静岡大に現役合格も"3浪で藝大"目指す彼の努力 浪人決意で気づいた「本当に自分が好きなこと」
東洋経済オンライン / 2025年1月26日 7時30分
高校受験では、県内の進学校である島根県立松江北高等学校を受験し、見事合格しました。
家原さんは、学年300人の中で100番程度の成績をキープしつつ、友達ともしっかり遊ぶ生活を送り、高校2年生のときには生徒会長になります。華やかな青春時代にも思えますが、本人の中では、どれも中途半端で、頑張りきれた感覚はなかったそうです。将来進みたい道についても、中学時代から同様に、高校3年生の秋ごろまではイメージできないままでした。

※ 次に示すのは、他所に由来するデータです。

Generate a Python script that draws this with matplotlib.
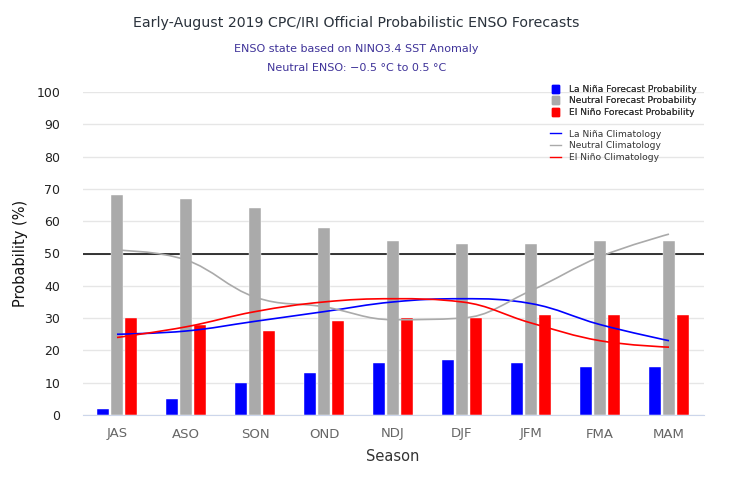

そんな彼が進路を決めたきっかけは、ある不朽の名作を読んだことでした。
「中学時代に読んだ『ライ麦畑でつかまえて』を、高校3年生になってからまた読み返したんです。16歳のホールデンという少年が高校を退学してニューヨークの街を放浪する話なのですが、彼は欺瞞に満ちた社会や、大人に対して鬱屈とした怒りを抱く一方で、子どもなどの純粋な人を愛する人でした。
私は、崖の近くで子どもが遊んでいるときに、彼らが落ちないように捕まえる”キャッチャー”になりたいというホールデンに共感しました。彼の思想に近い学部が教育学部だったので、国公立大学の教育学部を目指すことを決意しました」
ところが進路を設定したのが高校3年生とかなり遅い時期だったこともあり、家原さんは焦って対策を始めます。
「受験を頑張り切れなかった」と当時を振り返る家原さんですが、授業時間に加えて放課後に平均2~3時間、休日に5~6時間の勉強を続けた結果、センター試験では68%を確保。河合塾のセンターリサーチでB判定が出た静岡大学の教育学部に前期試験・後期試験と出願し、前期で無事に合格して進学することが決まりました。
「大学もリサーチしてないし、受験に対する覚悟があったわけではありません。ダメだったらもう1年やろう!くらいの考えでした。美術はまったくやらない3年間でしたし、美大に行く選択もまったく頭になかったです」
現役で合格したものの、再び受験の日々…
現役で国立大学に進学し、受験を終えた家原さん。しかし、思わぬ浪人生活がここから始まることになるとは、まだ彼も予想すらしていませんでした。
静岡大学の教育学部に進学した家原さんは、入学して間もなく、再受験をするかどうかを迷い始めます。その理由は、「大学生活が楽しくなかった」ことにありました。
「私が入ったのは、教育学部の教育実践学専修という分野で、ほとんどの人は小学校の教員になる学部でした。そこで私は、子どもの特性についての授業などを受けたのですが、授業内容に興味を持てず、興味を持って学んでいる周囲の学生との温度差を感じてしまったのです。